Sisa pakan dan feses udang yang tertinggal di dasar tambak merupakan faktor kunci yang memicu penurunan kualitas air dan perlu segera dibuang untuk menjaga air berada di atas ambang batas kelayakan daya dukung udang untuk tumbuh maksimal."
Takalar (ANTARA News) - Badan Penelitian dan Pengembangan Kementerian Kelautan dan Perikanan (KKP) mengembangkan prototipe instalasi pengolahan air limbah (Ipal) yang meminimalisasi pencemaran pesisir akibat pengelolaan tambak udang superintensif.

"Budi daya udang vaname superintensif yang produktivitasnya sangat tinggi juga menghasilkan banyak limbah, instalasi ini jadi bagian dari budi daya udang superinsentif zero-waste," kata pakar budi daya udang Prof Dr Rachman Syah di sela panen udang vaname di Kabupaten Takalar, Sulawesi Selatan, Selasa.

Produktivitas budi daya udang vaname, ujar dia, memang besar, bisa 1.000 ekor udang sekali tebar per meter persegi dan hasilnya bisa sampai 12 ton per 1.000 m2, namun total sedimen di tambaknya sampai 20 ton bobot kering.

Sedimen dari air buangan limbah tersebut menghasilkan nitrogen 325 kg, 253 kg fosfor dan 2.042 kg sedimen karbon organik, katanya.

"Sisa pakan dan feses udang yang tertinggal di dasar tambak merupakan faktor kunci yang memicu penurunan kualitas air dan perlu segera dibuang untuk menjaga air berada di atas ambang batas kelayakan daya dukung udang untuk tumbuh maksimal," katanya.

Riset Balitbang KKP luas perairan yang menerima beban limbah di empat tambak prototipe KKP di Desa Punaga Kecamatan Mangarabombang Kabupaten Takelar, Sulsel mencapai luas 49 ha dengan volume massa air 1,77 juta m3, sehingga pembilasan secara alami limbah bekas udang mencapai 3,8 hari.

"Bagaimana kalau ada puluhan hingga ratusan hektare tambak?

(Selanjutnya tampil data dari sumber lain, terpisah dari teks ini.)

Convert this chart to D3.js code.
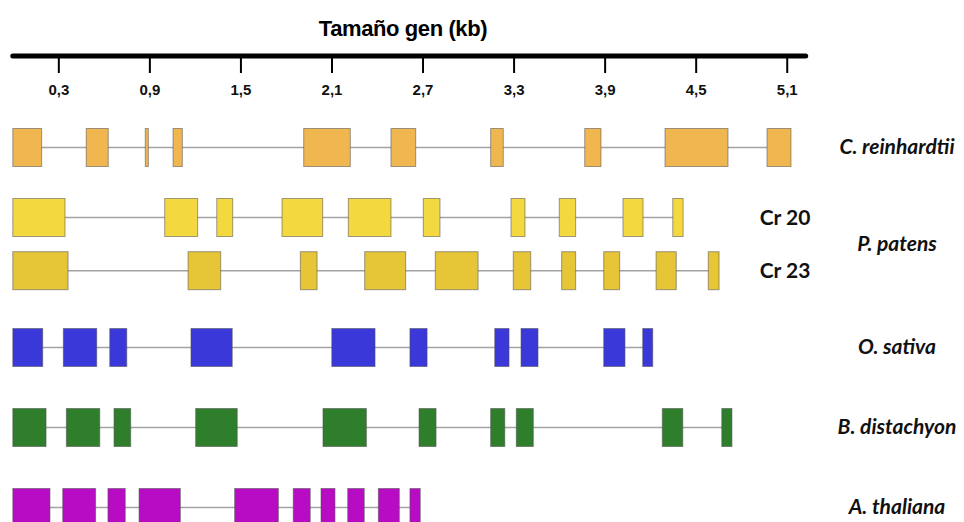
<!DOCTYPE html>
<html>
<head>
<meta charset="utf-8">
<script src="https://cdn.jsdelivr.net/npm/d3@7"></script>
<style>
  body { margin: 0; background: #fff; }
  svg { display: block; }
</style>
</head>
<body>
<svg id="chart" width="964" height="522"></svg>
<script>
// gene structure, exon start/end in kb
const tickValues = [0.3, 0.9, 1.5, 2.1, 2.7, 3.3, 3.9, 4.5, 5.1];

const creExons = [[0, 0.19], [0.484, 0.629], [0.873, 0.893], [1.056, 1.117], [1.917, 2.224],
  [2.492, 2.655], [3.149, 3.232], [3.769, 3.876], [4.298, 4.713], [4.97, 5.128]];
const ppCr20Exons = [[0, 0.344], [1.001, 1.218], [1.344, 1.449], [1.774, 2.042], [2.211, 2.492],
  [2.705, 2.815], [3.283, 3.375], [3.601, 3.709], [4.021, 4.153], [4.349, 4.417]];
const ppCr23Exons = [[0, 0.364], [1.155, 1.37], [1.895, 2.005], [2.319, 2.589], [2.784, 3.066],
  [3.298, 3.413], [3.617, 3.709], [3.894, 3.999], [4.239, 4.372], [4.583, 4.654]];
const osExons = [[0, 0.197], [0.333, 0.553], [0.639, 0.751], [1.174, 1.446], [2.102, 2.387],
  [2.617, 2.73], [3.176, 3.27], [3.349, 3.461], [3.894, 4.034], [4.151, 4.217]];
const bdExons = [[0, 0.219], [0.353, 0.573], [0.667, 0.777], [1.205, 1.479], [2.044, 2.33],
  [2.677, 2.789], [3.149, 3.242], [3.318, 3.43], [4.28, 4.415], [4.672, 4.739]];
const atExons = [[0, 0.245], [0.329, 0.546], [0.627, 0.741], [0.832, 1.104], [1.462, 1.75],
  [1.848, 1.96], [2.031, 2.123], [2.207, 2.316], [2.409, 2.547], [2.617, 2.685]];

const rowExons = [creExons, ppCr20Exons, ppCr23Exons, osExons, bdExons, atExons];
const rowLanes = [0, 0.875, 1.54, 2.5, 3.5, 4.5];
const rowColors = ["#f0b650", "#f4d83f", "#e6c537", "#3a38d8", "#2f7e2c", "#b80cc4"];

const speciesNames = ["C. reinhardtii", "P. patens", "O. sativa", "B. distachyon", "A. thaliana"];
const speciesLanes = [0, (0.875 + 1.54) / 2, 2.5, 3.5, 4.5];
const chrLabels = ["Cr 20", "Cr 23"];
const chrLanes = [0.875, 1.54];

const svg = d3.select("#chart");

const x = d3.scaleLinear().domain([0, 5.225]).range([12.8, 805.7]);
const y = d3.scaleLinear().domain([0, 4.5]).range([147.5, 507.5]);
const exonH = 38;

// title
svg.append("text")
  .attr("x", 403)
  .attr("y", 36)
  .attr("text-anchor", "middle")
  .attr("font-family", "Liberation Sans, Arial, sans-serif")
  .attr("font-weight", "bold")
  .attr("font-size", 22)
  .attr("letter-spacing", -0.4)
  .text("Tamaño gen (kb)");

// axis
const axis = d3.axisBottom(x)
  .tickValues(tickValues)
  .tickSize(17)
  .tickPadding(11)
  .tickFormat(d => d3.format(".1f")(d).replace(".", ","));

const gAxis = svg.append("g")
  .attr("transform", "translate(0,56)")
  .call(axis);

gAxis.select(".domain").remove();
gAxis.insert("line", ":first-child")
  .attr("x1", x(0))
  .attr("x2", x(5.225))
  .attr("stroke", "#000")
  .attr("stroke-width", 5)
  .attr("stroke-linecap", "round");
gAxis.selectAll(".tick line").attr("stroke", "#000").attr("stroke-width", 2);
gAxis.selectAll(".tick text")
  .attr("fill", "#111")
  .attr("font-family", "Liberation Sans, Arial, sans-serif")
  .attr("font-weight", "bold")
  .attr("font-size", 15);

// gene rows
const rows = rowExons.map((exons, i) => ({ exons, lane: rowLanes[i], color: rowColors[i] }));

const gRows = svg.append("g");
const row = gRows.selectAll("g.row")
  .data(rows)
  .join("g")
  .attr("class", "row");

row.append("line")
  .attr("x1", d => x(d.exons[0][0]))
  .attr("x2", d => x(d.exons[d.exons.length - 1][1]))
  .attr("y1", d => y(d.lane))
  .attr("y2", d => y(d.lane))
  .attr("stroke", "#a3a3a3")
  .attr("stroke-width", 1.6);

row.selectAll("rect")
  .data(d => d.exons.map(e => ({ e, lane: d.lane, color: d.color })))
  .join("rect")
  .attr("x", d => x(d.e[0]))
  .attr("width", d => x(d.e[1]) - x(d.e[0]))
  .attr("y", d => y(d.lane) - exonH / 2)
  .attr("height", exonH)
  .attr("fill", d => d.color)
  .attr("stroke", "rgba(80,80,80,0.55)")
  .attr("stroke-width", 1);

// labels
svg.append("g")
  .selectAll("text")
  .data(speciesNames)
  .join("text")
  .attr("x", 897)
  .attr("y", (d, i) => y(speciesLanes[i]) + 6.5)
  .attr("text-anchor", "middle")
  .attr("font-family", "Lato, 'Open Sans', sans-serif")
  .attr("font-weight", "bold")
  .attr("font-style", "italic")
  .attr("font-size", 21)
  .attr("fill", "#111")
  .text(d => d);

svg.append("g")
  .selectAll("text")
  .data(chrLabels)
  .join("text")
  .attr("x", 785)
  .attr("y", (d, i) => y(chrLanes[i]) + 7)
  .attr("text-anchor", "middle")
  .attr("font-family", "Lato, 'Open Sans', sans-serif")
  .attr("font-weight", "bold")
  .attr("font-size", 21)
  .attr("fill", "#111")
  .text(d => d);
</script>
</body>
</html>
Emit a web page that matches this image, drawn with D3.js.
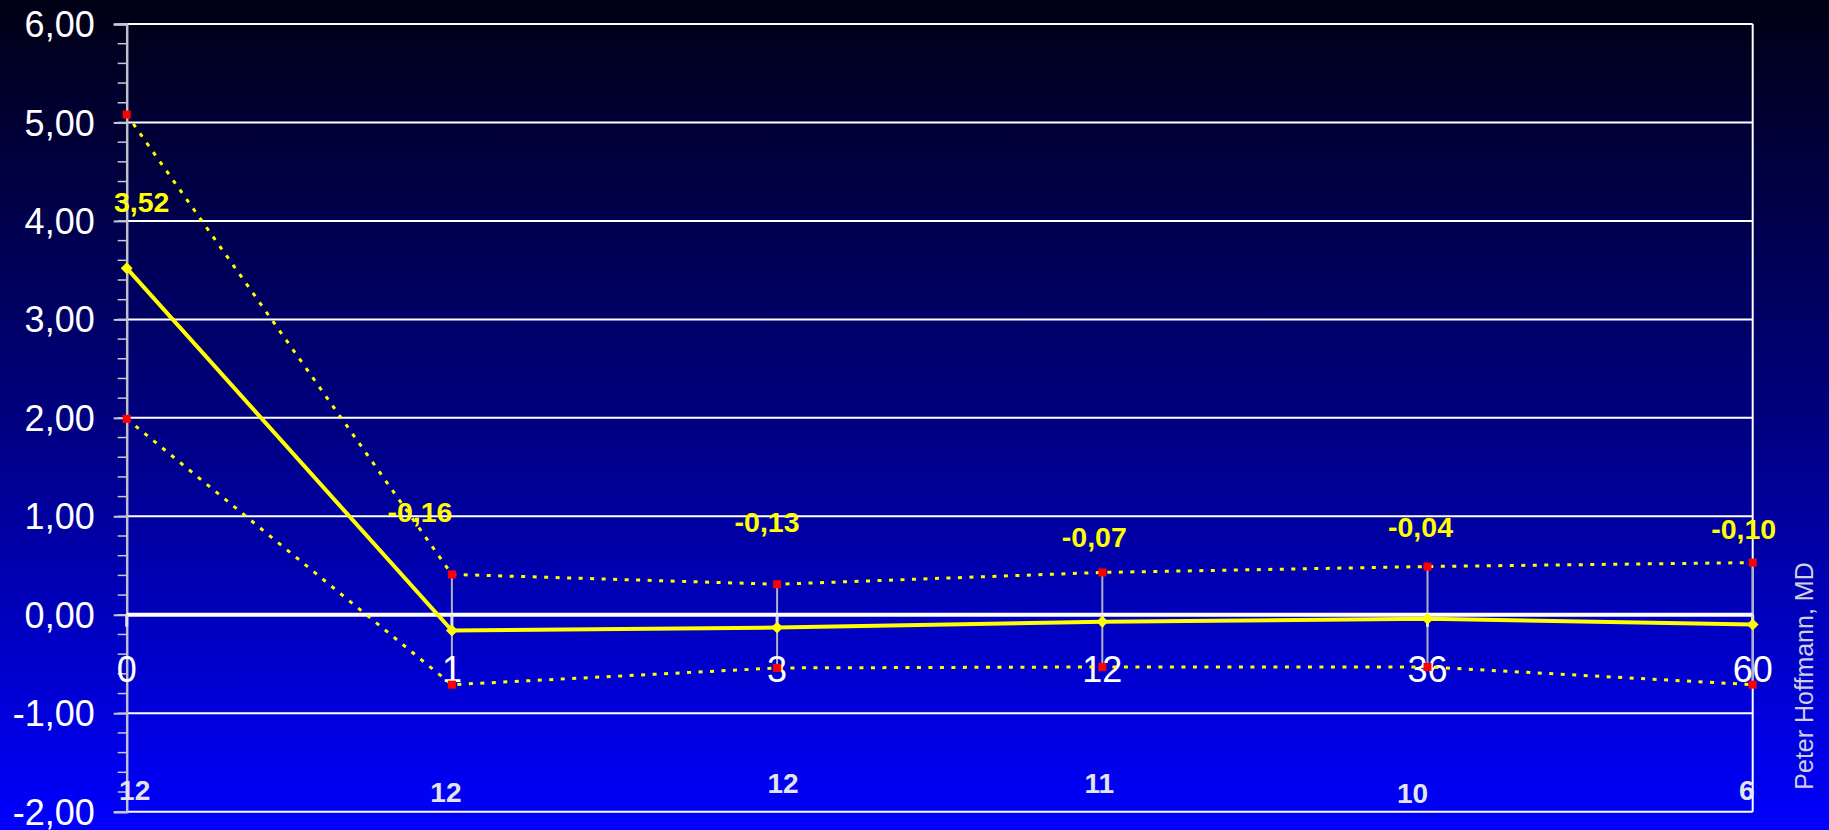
<!DOCTYPE html>
<html>
<head>
<meta charset="utf-8">
<script src="https://cdn.jsdelivr.net/npm/d3@7/dist/d3.min.js"></script>
<style>
  html, body { margin: 0; padding: 0; background: #000; }
  svg { display: block; }
</style>
</head>
<body>
<svg id="chart" width="1829" height="830"></svg>
<script>
// ---- data ----
const months = ["0", "1", "3", "12", "36", "60"];
const meanValues = [3.52, -0.16, -0.13, -0.07, -0.04, -0.10];
const meanLabels = ["3,52", "-0,16", "-0,13", "-0,07", "-0,04", "-0,10"];
const upperCI = [5.08, 0.41, 0.31, 0.43, 0.49, 0.53];
const lowerCI = [1.99, -0.71, -0.54, -0.53, -0.53, -0.71];
const nPatients = ["12", "12", "12", "11", "10", "6"];
const yTicks = [-2, -1, 0, 1, 2, 3, 4, 5, 6];
const yTickLabels = ["-2,00", "-1,00", "0,00", "1,00", "2,00", "3,00", "4,00", "5,00", "6,00"];
const author = "Peter Hoffmann, MD";

// ---- layout (label nudges, px) ----
const meanLabelDx = [15, -32, -10, -8, -7, -9];
const meanLabelDy = [-56, -109, -96, -75, -82, -86];
const nLabelDx = [8, -6, 6, -3, -15, -6];
const nLabelBaseline = [800, 802, 793, 793, 803, 800];

const W = 1829, H = 830;
const plotLeft = 126.7, plotRight = 1752.7, plotTop = 24, plotBottom = 811.7;

const svg = d3.select("#chart");
const defs = svg.append("defs");
const grad = defs.append("linearGradient").attr("id", "bg")
  .attr("x1", 0).attr("y1", 0).attr("x2", 0).attr("y2", 1);
grad.append("stop").attr("offset", "0%").attr("stop-color", "#000014");
grad.append("stop").attr("offset", "50%").attr("stop-color", "#00007e");
grad.append("stop").attr("offset", "100%").attr("stop-color", "#0000ff");
svg.append("rect").attr("width", W).attr("height", H).attr("fill", "url(#bg)");

const x = d3.scalePoint().domain(months).range([plotLeft, plotRight]);
const y = d3.scaleLinear().domain([-2, 6]).range([plotBottom, plotTop]);

const font = "'Liberation Sans', Arial, Helvetica, sans-serif";

// gridlines
svg.append("g").selectAll("line").data(yTicks.filter(d => d !== 0)).join("line")
  .attr("x1", plotLeft).attr("x2", plotRight)
  .attr("y1", d => y(d)).attr("y2", d => y(d))
  .attr("stroke", "#ffffff").attr("stroke-width", 2);

// right border
svg.append("line").attr("x1", plotRight).attr("x2", plotRight).attr("y1", plotTop).attr("y2", plotBottom)
  .attr("stroke", "#ffffff").attr("stroke-width", 2);

// y axis with major + minor ticks
const minorTicks = d3.range(-2, 6.001, 0.2).map(v => +v.toFixed(1));
svg.append("g").selectAll("line").data(minorTicks).join("line")
  .attr("x1", plotLeft - 9).attr("x2", plotLeft)
  .attr("y1", d => y(d)).attr("y2", d => y(d))
  .attr("stroke", "#c8c8d8").attr("stroke-width", 1.5);

const yAxis = d3.axisLeft(y).tickValues(yTicks).tickSize(13)
  .tickFormat((d, i) => yTickLabels[i]);
const gy = svg.append("g").attr("transform", `translate(${plotLeft},0)`).call(yAxis);
gy.select(".domain").attr("stroke", "#c0c0cc").attr("stroke-width", 2.5);
gy.selectAll(".tick line").attr("stroke", "#c8c8d8").attr("stroke-width", 2);
gy.selectAll(".tick text")
  .attr("x", -32).attr("dy", "0.35em")
  .attr("fill", "#ffffff").attr("font-family", font).attr("font-size", 36);

// error bars
svg.append("g").selectAll("line").data(months.slice(1)).join("line")
  .attr("x1", d => x(d)).attr("x2", d => x(d))
  .attr("y1", (d, i) => y(upperCI[i + 1])).attr("y2", (d, i) => y(lowerCI[i + 1]))
  .attr("stroke", "#b0b0c0").attr("stroke-width", 2);

// x axis (zero line) + ticks + labels
svg.append("line").attr("x1", plotLeft).attr("x2", plotRight).attr("y1", y(0)).attr("y2", y(0))
  .attr("stroke", "#ffffff").attr("stroke-width", 4);
svg.append("g").selectAll("line").data(months).join("line")
  .attr("x1", d => x(d)).attr("x2", d => x(d))
  .attr("y1", y(0)).attr("y2", y(0) + 12)
  .attr("stroke", "#e0e0ec").attr("stroke-width", 3);
svg.append("g").selectAll("text").data(months).join("text")
  .attr("x", d => x(d)).attr("y", y(0) + 67)
  .attr("text-anchor", "middle")
  .attr("fill", "#ffffff").attr("font-family", font).attr("font-size", 36)
  .text(d => d);

// CI dotted lines
const lineGen = arr => d3.line().x((d, i) => x(months[i])).y(d => y(d))(arr);
[upperCI, lowerCI].forEach(arr => {
  svg.append("path").attr("d", lineGen(arr))
    .attr("fill", "none").attr("stroke", "#ffff00").attr("stroke-width", 3)
    .attr("stroke-dasharray", "4 7.5");
});

// mean line
svg.append("path").attr("d", lineGen(meanValues))
  .attr("fill", "none").attr("stroke", "#ffff00").attr("stroke-width", 4)
  .attr("stroke-linejoin", "round");
svg.append("g").selectAll("path").data(meanValues).join("path")
  .attr("transform", (d, i) => `translate(${x(months[i])},${y(d)})`)
  .attr("d", d3.symbol().type(d3.symbolDiamond2).size(90)())
  .attr("fill", "#ffff00");

// red CI markers
svg.append("g").selectAll("rect").data(upperCI.concat(lowerCI)).join("rect")
  .attr("x", (d, i) => x(months[i % months.length]) - 4)
  .attr("y", d => y(d) - 4)
  .attr("width", 8).attr("height", 8)
  .attr("fill", "#ff0000");

// mean value labels
svg.append("g").selectAll("text").data(meanValues).join("text")
  .attr("x", (d, i) => x(months[i]) + meanLabelDx[i])
  .attr("y", (d, i) => y(d) + meanLabelDy[i])
  .attr("text-anchor", "middle")
  .attr("fill", "#ffff00").attr("font-family", font).attr("font-weight", "bold")
  .attr("font-size", 28.5)
  .text((d, i) => meanLabels[i]);

// n labels
svg.append("g").selectAll("text").data(nPatients).join("text")
  .attr("x", (d, i) => x(months[i]) + nLabelDx[i])
  .attr("y", (d, i) => nLabelBaseline[i])
  .attr("text-anchor", "middle")
  .attr("fill", "#e4e4ec").attr("font-family", font).attr("font-weight", "bold")
  .attr("font-size", 28)
  .text(d => d);

// author
svg.append("text")
  .attr("transform", `translate(${1813},${676}) rotate(-90)`)
  .attr("text-anchor", "middle")
  .attr("fill", "#d0d0e0").attr("font-family", font).attr("font-size", 25)
  .text(author);
</script>
</body>
</html>
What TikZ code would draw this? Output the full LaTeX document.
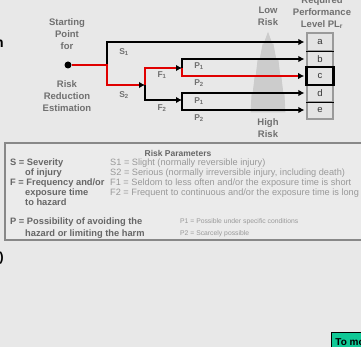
\documentclass[tikz,border=0pt]{standalone}
\usepackage{fontspec}
\setmainfont{Liberation Sans}
\usetikzlibrary{arrows.meta}
\definecolor{bgc}{HTML}{E8E8E8}
\definecolor{lblc}{HTML}{707070}
\definecolor{rlc}{HTML}{E00000}
\definecolor{framec}{HTML}{888888}
\definecolor{cellb}{HTML}{9A9A9A}
\definecolor{cellf}{HTML}{E4E4E4}
\definecolor{tabf}{HTML}{EBEBEB}
\definecolor{tealc}{HTML}{10C896}
\begin{document}
\begin{tikzpicture}[x=1pt,y=-1pt,
  dlbl/.style={font=\fontsize{9.5}{12}\selectfont\bfseries, text=lblc, align=center, inner sep=0pt},
  plbl/.style={font=\fontsize{8.5}{9}\selectfont\bfseries, text=lblc, inner sep=0pt},
  blk/.style={line width=1.8pt, draw=black},
  rl/.style={line width=1.8pt, draw=rlc},
  tip/.style={-{Latex[length=6pt,width=6.5pt,black]}},
  cell/.style={draw=cellb, line width=1.2pt, fill=cellf, minimum width=26pt, minimum height=17pt, inner sep=0pt, font=\fontsize{9.5}{9}\selectfont, text=black!80},
  lcol/.style={font=\fontsize{9.3}{10}\selectfont\bfseries, text=black!60, anchor=west, inner sep=0pt},
  rcol/.style={font=\fontsize{9.2}{10}\selectfont, text=black!40, anchor=west, inner sep=0pt},
  pcol/.style={font=\fontsize{6.8}{8}\selectfont, text=black!40, anchor=west, inner sep=0pt},
]
\path[use as bounding box, fill=bgc] (0,0) rectangle (361,347);

% page fragments
\node[font=\fontsize{14}{14}\selectfont\bfseries, anchor=east, inner sep=0pt] (frag1) at (4,44) {n};
\node[font=\fontsize{13}{13}\selectfont\bfseries, anchor=east, inner sep=0pt] (frag2) at (4,258) {)};
\node[draw=black, line width=0.8pt, fill=tealc, anchor=north west, minimum height=20pt, inner xsep=4pt, font=\fontsize{10}{10}\selectfont\bfseries] (more) at (331,332) {To more};

% labels
\node[dlbl] (startlbl) at (67,34.5) {Starting\\Point\\for};
\node[dlbl] (risklbl) at (67,96) {Risk\\Reduction\\Estimation};
\node[dlbl] (lowlbl) at (268,16) {Low\\Risk};
\node[dlbl] (highlbl) at (268,128) {High\\Risk};
\node[dlbl] (reqlbl) at (322,13) {Required\\Performance\\Level PL$_\mathbf{r}$};

% risk triangle
\path[fill=black!20, draw=white!80!black, line width=0.8pt]
  (268,33) -- (272,44) -- (273,44) -- (276,60) -- (278,60) -- (280,77) -- (281,77) -- (283,94) -- (284,94) -- (285,112)
  -- (251,112) -- (252,94) -- (253,94) -- (255,77) -- (256,77) -- (258,60) -- (260,60) -- (263,44) -- (264,44) -- cycle;

% PL cells
\node[cell] (a) at (320,42) {a};
\node[cell] (b) at (320,59) {b};
\node[cell, draw=black, line width=1.6pt] (c) at (320,76) {c};
\node[cell] (d) at (320,93) {d};
\node[cell] (e) at (320,110) {e};
\draw[draw=cellb, line width=1.5pt] (a.north west) rectangle (e.south east);
\draw[black, line width=0.9pt] (a.south west) -- (a.south east);
\draw[black, line width=0.9pt] (d.south west) -- (d.south east);
\draw[black, line width=1.6pt] (c.north west) rectangle (c.south east);

% start point and junctions
\node[circle, fill=black, inner sep=0pt, minimum size=7pt] (start) at (68,65) {};
\coordinate (j1) at (107,65);
\coordinate (s2c) at (107,85);
\coordinate (fj) at (145,85);
\coordinate (f1c) at (145,68);
\coordinate (pj1) at (182,68);
\coordinate (pj2) at (182,100);
\coordinate (p12) at (182,76);

% black paths
\draw[blk, tip, shorten >=2pt] (j1) |- (a.west);
\draw[blk, tip, shorten >=2pt] (pj1) |- (b.west);
\draw[blk, tip] (fj) |- (pj2);
\draw[blk, tip, shorten >=2pt] (pj2) |- (d.west);
\draw[blk, tip, shorten >=2pt] (pj2) |- (e.west);

% red path
\draw[rl, tip] (start) -- (j1) -- (s2c) -- (fj);
\draw[rl, tip] (fj) -- (f1c) -- (pj1);
\draw[rl, tip, shorten >=2pt] (pj1) -- (p12) -- (c.west);

% branch labels
\node[plbl] (s1l) at (124,52) {S$_\mathbf{1}$};
\node[plbl] (s2l) at (124,95) {S$_\mathbf{2}$};
\node[plbl] (f1l) at (162,75) {F$_\mathbf{1}$};
\node[plbl] (f2l) at (162,108) {F$_\mathbf{2}$};
\node[plbl] (p1a) at (199,66) {P$_\mathbf{1}$};
\node[plbl] (p2a) at (199,83) {P$_\mathbf{2}$};
\node[plbl] (p1b) at (199,101) {P$_\mathbf{1}$};
\node[plbl] (p2b) at (199,118) {P$_\mathbf{2}$};

% parameter table
\path[draw=framec, line width=1.6pt, fill=tabf] (5,143) rectangle (372,240);
\node[font=\fontsize{8.5}{10}\selectfont\bfseries, text=black!60, inner sep=0pt] (hdr) at (178,153) {Risk Parameters};
\node[lcol] (sdef) at (10,163) {S = Severity};
\node[lcol] (sdef2) at (25,173) {of injury};
\node[lcol] (fdef) at (10,183) {F = Frequency and/or};
\node[lcol] (fdef2) at (25,193) {exposure time};
\node[lcol] (fdef3) at (25,202) {to hazard};
\node[lcol] (pdef) at (10,222) {P = Possibility of avoiding the};
\node[lcol] (pdef2) at (25,234) {hazard or limiting the harm};
\node[rcol] (s1d) at (110,163) {S1 = Slight (normally reversible injury)};
\node[rcol] (s2d) at (110,173) {S2 = Serious (normally irreversible injury, including death)};
\node[rcol] (f1d) at (110,183) {F1 = Seldom to less often and/or the exposure time is short};
\node[rcol] (f2d) at (110,193) {F2 = Frequent to continuous and/or the exposure time is long};
\node[pcol] (p1d) at (180,222) {P1 = Possible under specific conditions};
\node[pcol] (p2d) at (180,234) {P2 = Scarcely possible};
\end{tikzpicture}
\end{document}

Karena itulah dibutuhkan teknologi ipal yang selain mampu mendukung produktivitas udang, juga tidak mencemari perairan," katanya.

Ipal tambak udang superintensif itu terdiri dari empat bagian, yakni kolam pengendapan tempat membuang air limbah pertama kali agar kadar TSS (total suspended solid) yang sangat tinggi dan bau busuk dari H2S turun dan sisa endapannya bisa dibuat pupuk.

Dari kolam tersebut, sisa air limbah masuk ke kolam oksigenasi untuk menaikkan oksigen dan menurunkan BOD (kebutuhan oksigen biologis).

Sisanya, lanjut dia, masuk ke kolam biokonversi untuk mengubah nutrien yang bisa menyebabkan eutrofikasi menjadi bermanfaat bagi organisma lain, baru sisa terakhir ini masuk ke kolam penampungan untuk selanjutnya dibuang ke laut.

Hadir dalam acara tersebut. Kepala Balai Litbang Budidaya Air Payau Andi Parenrengi, dan para peserta bimbingan teknis budidaya udang vaname superintensif dan pengolahan limbahnya dari berbagai kabupaten.